Cracknels

To a pint of rich milk, put about two ounces of butter and a good spoonful of yeast. Make it just warm, and mix into it as much fine flour as will make it a light dough; roll it out very thin, and cut it into long pieces two inches broad. Prick them well, and bake them in a slow oven upon tin plates.

English Buttermilk Cakes

To a quart of flour, add a pint of buttermilk and a teaspoonful of salt, dissolve a dessertspoonful of soda in a little warm water, and stir it into the milk, which pour upon the flour while foaming. Beat all well together, adding flour enough to make a smooth dough.
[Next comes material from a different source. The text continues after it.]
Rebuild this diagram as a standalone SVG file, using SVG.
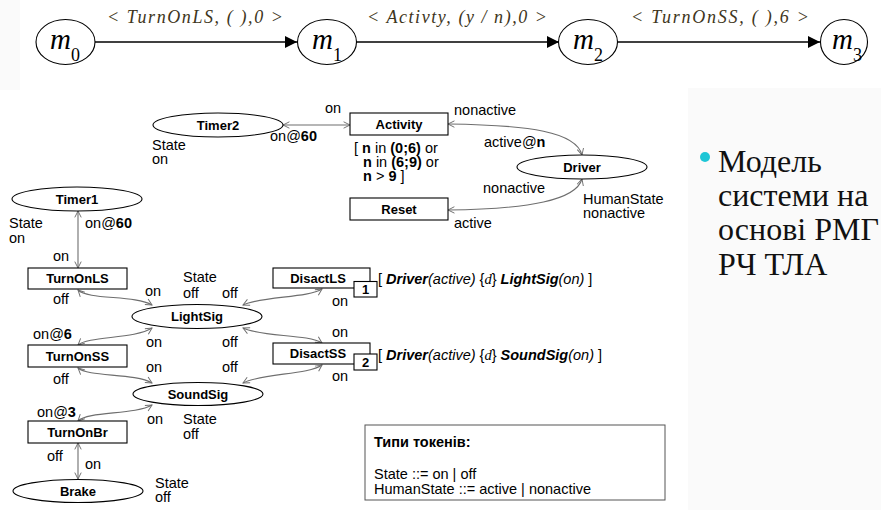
<svg xmlns="http://www.w3.org/2000/svg" width="881" height="510" viewBox="0 0 881 510">
<style>
.st{fill:#fff;stroke:#000;stroke-width:1.1}
.nl{font-family:"Liberation Sans",Arial,sans-serif;font-size:13px;font-weight:bold;text-anchor:middle;fill:#000}
.lb{font-family:"Liberation Sans",Arial,sans-serif;font-size:14.5px;fill:#000}
.b{font-weight:bold}
.i{font-style:italic}
.con{fill:none;stroke:#6e6e6e;stroke-width:1.1;marker-start:url(#oa);marker-end:url(#oa)}
.top{stroke:#000;stroke-width:1.6;marker-end:url(#fa)}
.mt{font-family:"Liberation Serif","Times New Roman",serif;font-style:italic;fill:#000}
.sub{font-style:normal}
.tl{font-family:"Liberation Serif","Times New Roman",serif;font-style:italic;font-size:18px;fill:#3e3520;text-anchor:middle}
.uk{font-family:"Liberation Serif","Times New Roman",serif;font-size:32px;fill:#111}
</style>
<defs>
<marker id="oa" viewBox="0 0 10 10" refX="9" refY="5" markerWidth="8" markerHeight="8" markerUnits="userSpaceOnUse" orient="auto-start-reverse">
<path d="M1,1 L9,5 L1,9" fill="none" stroke="#6e6e6e" stroke-width="1.2"/>
</marker>
<marker id="fa" viewBox="0 0 10 10" refX="10" refY="5" markerWidth="14" markerHeight="12" markerUnits="userSpaceOnUse" orient="auto">
<path d="M0,0 L10,5 L0,10 z" fill="#000"/>
</marker>
</defs>
<rect width="881" height="510" fill="#fff"/>
<rect x="0" y="0" width="20" height="90" fill="#fafafa"/>
<rect x="688" y="88" width="193" height="422" fill="#fafafa"/>

<!-- top row: reachability -->
<g id="top-connectors">
<line class="top" x1="95" y1="42" x2="297" y2="42"/>
<line class="top" x1="357" y1="42" x2="559" y2="42"/>
<line class="top" x1="618" y1="42" x2="820" y2="42"/>
<text class="tl" x="195" y="23" textLength="176" lengthAdjust="spacing">&lt; TurnOnLS, ( ),0 &gt;</text>
<text class="tl" x="457" y="23" textLength="180" lengthAdjust="spacing">&lt; Activty, (y / n),0 &gt;</text>
<text class="tl" x="720" y="23" textLength="178" lengthAdjust="spacing">&lt; TurnOnSS, ( ),6 &gt;</text>
</g>
<g id="m0"><ellipse cx="65.5" cy="42" rx="29.5" ry="22.5" class="st"/><text class="mt" x="50" y="49" font-size="29">m<tspan class="sub" font-size="18" dy="12">0</tspan></text></g>
<g id="m1"><ellipse cx="327" cy="42" rx="29.5" ry="22.5" class="st"/><text class="mt" x="312" y="49" font-size="29">m<tspan class="sub" font-size="18" dy="12">1</tspan></text></g>
<g id="m2"><ellipse cx="588" cy="42" rx="29.5" ry="22.5" class="st"/><text class="mt" x="573" y="49" font-size="29">m<tspan class="sub" font-size="18" dy="12">2</tspan></text></g>
<g id="m3"><ellipse cx="844" cy="42" rx="23.5" ry="22.5" class="st"/><text class="mt" x="832" y="49" font-size="29">m<tspan class="sub" font-size="18" dy="12">3</tspan></text></g>

<!-- Petri net connectors -->
<g id="connectors">
<line class="con" x1="283" y1="125" x2="350" y2="125"/>
<path class="con" d="M448,124 C530,125 576,132 582,155"/>
<path class="con" d="M582,179 C576,200 530,209 448,210"/>
<line class="con" x1="78" y1="211" x2="78" y2="268"/>
<path class="con" d="M78,290 C88,300 135,295 152,305"/>
<path class="con" d="M243,305 C262,296 308,298 322,289"/>
<path class="con" d="M243,328 C262,337 308,334 322,343"/>
<path class="con" d="M78,345 C88,336 135,339 152,328"/>
<path class="con" d="M78,368 C88,377 135,373 152,383"/>
<path class="con" d="M243,383 C262,373 308,375 322,365"/>
<path class="con" d="M152,405 C135,415 88,411 78,421"/>
<line class="con" x1="78" y1="443" x2="78" y2="479"/>
</g>

<!-- nodes -->
<g id="Timer2"><ellipse cx="218" cy="125" rx="65" ry="12" class="st"/><text class="nl" x="218" y="129.5">Timer2</text></g>
<g id="Activity"><rect x="350" y="113" width="98" height="22" class="st"/><text class="nl" x="399" y="128.5">Activity</text></g>
<g id="Reset"><rect x="350" y="198" width="98" height="22" class="st"/><text class="nl" x="399" y="213.5">Reset</text></g>
<g id="Driver"><ellipse cx="582" cy="167" rx="65" ry="12" class="st"/><text class="nl" x="582" y="171.5">Driver</text></g>
<g id="Timer1"><ellipse cx="77" cy="199" rx="65" ry="12" class="st"/><text class="nl" x="77" y="203.5">Timer1</text></g>
<g id="TurnOnLS"><rect x="28" y="268" width="99" height="21" class="st"/><text class="nl" x="77.5" y="283">TurnOnLS</text></g>
<g id="LightSig"><ellipse cx="197" cy="316.5" rx="65" ry="12" class="st"/><text class="nl" x="197" y="321">LightSig</text></g>
<g id="DisactLS"><rect x="273" y="268" width="97" height="20" class="st"/><text class="nl" x="318" y="283">DisactLS</text><rect x="354" y="281.5" width="23" height="15.5" class="st"/><text class="nl" x="365.5" y="294">1</text></g>
<g id="DisactSS"><rect x="273" y="343" width="97" height="21" class="st"/><text class="nl" x="318" y="358">DisactSS</text><rect x="354" y="354" width="23" height="16" class="st"/><text class="nl" x="365.5" y="367">2</text></g>
<g id="TurnOnSS"><rect x="28" y="345" width="99" height="22" class="st"/><text class="nl" x="77.5" y="360.5">TurnOnSS</text></g>
<g id="SoundSig"><ellipse cx="198" cy="394" rx="65" ry="11.5" class="st"/><text class="nl" x="198" y="398.5">SoundSig</text></g>
<g id="TurnOnBr"><rect x="28" y="421" width="99" height="22" class="st"/><text class="nl" x="77.5" y="436.5">TurnOnBr</text></g>
<g id="Brake"><ellipse cx="78" cy="491" rx="65" ry="11.5" class="st"/><text class="nl" x="78" y="495.5">Brake</text></g>

<!-- labels -->
<g id="labels" class="lb">
<text x="152" y="150">State</text><text x="152" y="164">on</text>
<text x="325" y="113">on</text>
<text x="270" y="141">on@<tspan class="b">60</tspan></text>
<text x="354" y="153">[ <tspan class="b">n</tspan> in <tspan class="b">(0;6)</tspan> or</text>
<text x="363" y="167"><tspan class="b">n</tspan> in <tspan class="b">(6;9)</tspan> or</text>
<text x="363" y="181"><tspan class="b">n</tspan> &gt; <tspan class="b">9</tspan> ]</text>
<text x="454" y="115">nonactive</text>
<text x="484" y="147">active@<tspan class="b">n</tspan></text>
<text x="483" y="193">nonactive</text>
<text x="454" y="228">active</text>
<text x="583" y="204">HumanState</text>
<text x="583" y="218">nonactive</text>

<text x="9" y="228">State</text><text x="9" y="243">on</text>
<text x="85" y="228">on@<tspan class="b">60</tspan></text>
<text x="53" y="261">on</text>
<text x="53" y="304">off</text>
<text x="145" y="296">on</text>
<text x="183" y="282">State</text>
<text x="183" y="298">off</text>
<text x="222" y="298">off</text>
<text x="332" y="306">on</text>
<text x="332" y="337">on</text>
<text x="33" y="339">on@<tspan class="b">6</tspan></text>
<text x="146" y="347">on</text>
<text x="222" y="347">off</text>
<text x="146" y="372">on</text>
<text x="222" y="372">off</text>
<text x="53" y="384">off</text>
<text x="332" y="381">on</text>
<text x="37" y="417">on@<tspan class="b">3</tspan></text>
<text x="147" y="424">on</text>
<text x="183" y="424">State</text>
<text x="183" y="439">off</text>
<text x="47" y="461">off</text>
<text x="85" y="469">on</text>
<text x="155" y="488">State</text>
<text x="155" y="502">off</text>

<text x="378" y="284">[ <tspan class="b i">Driver</tspan><tspan class="i">(active)</tspan> {<tspan class="i" font-family="Liberation Serif">d</tspan>} <tspan class="b i">LightSig</tspan><tspan class="i">(on)</tspan> ]</text>
<text x="378" y="360">[ <tspan class="b i">Driver</tspan><tspan class="i">(active)</tspan> {<tspan class="i" font-family="Liberation Serif">d</tspan>} <tspan class="b i">SoundSig</tspan><tspan class="i">(on)</tspan> ]</text>
</g>

<!-- token types legend -->
<g id="legend">
<rect x="365" y="425" width="300" height="75" fill="#fff" stroke="#555" stroke-width="1"/>
<text class="lb b" x="374" y="447" font-size="15">Типи токенів:</text>
<text class="lb" x="374" y="479" font-size="15">State ::= on | off</text>
<text class="lb" x="374" y="494" font-size="15">HumanState ::= active | nonactive</text>
</g>

<!-- side text -->
<g id="side-text">
<circle cx="705" cy="157" r="5" fill="#1ec6d6"/>
<text class="uk" x="718" y="172">Модель</text>
<text class="uk" x="718" y="206">системи на</text>
<text class="uk" x="718" y="240">основі РМГ</text>
<text class="uk" x="718" y="275">РЧ ТЛА</text>
</g>
</svg>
Roll it out, divide it into cake with a paste cutter, and bake it in a quick oven for fifteen or twenty minutes.

Cream Crackers

One pint of cream and six eggs, with flour sufficient to form a stiff dough. Beat the eggs very light, mix all the ingredients together, and pound the dough for at least half an hour. If the cream is sour, add a little soda dissolved in some of the cream.

Hoe Cake

Pour boiling water on a quart of Indian meal, stir in a spoonful of butter or lard, and a little salt. Let the dough be stiff. Knead or work it for ten minutes. Bake it on a board before the fire, slowly. When nicely brown on one side, turn it by running a thread between the cake and the board, return it to the fire, and bake the other side.

Johnny Cake

Three cups of Indian meal, one cup of flour, one third of a cup of molasses, and a little salt. Mix the whole with buttermilk, or sour milk, with a teaspoonful of soda dissolved in it. The batter should be rather stiff. Bake in a quick oven.

Small Pound Cakes

One pound of butter, one pound of sugar, one pound of flour, ten eggs, a gill of brandy. Beat the butter and sugar very light; whisk the egg yolks and whites together till they are thick, and add them to the butter and sugar. Stir in the flour gradually. Add the brandy, and beat the whole several minutes. Butter small round pans, fill them only about half full, to allow for swelling, and bake in a moderate oven. A few dried currants, washed and floured, may be stirred into the batter.

Molasses Pound Cake

The ingredients are - one pound and a half of butter, four eggs, one pint of molasses, half a pound of sugar, one pint of milk, one tablespoonful of pearlash - cinnamon, cloves, nutmeg, to your liking - and one gill of brandy. To be mixed the same thickness as pound cake batter.

Indian Pound Cake

Three quarters of a pound of sugar, nine ounces of Indian meal, a quarter of a pound of wheat flour, half a pound of butter, one nutmeg, grated, one teaspoonful of ground cinnamon, eight eggs, four tablespoonfuls of brandy. Mix the wheat and Indian meal together. Stir the butter and sugar to a cream; beat the eggs light and add to it, then the flour; add the spices and liquor, and beat it well. Line your pan with paper well buttered, and pour in the mixture, or bake it in an earthen mould in a moderate oven. Rose-water may be substituted for the brandy.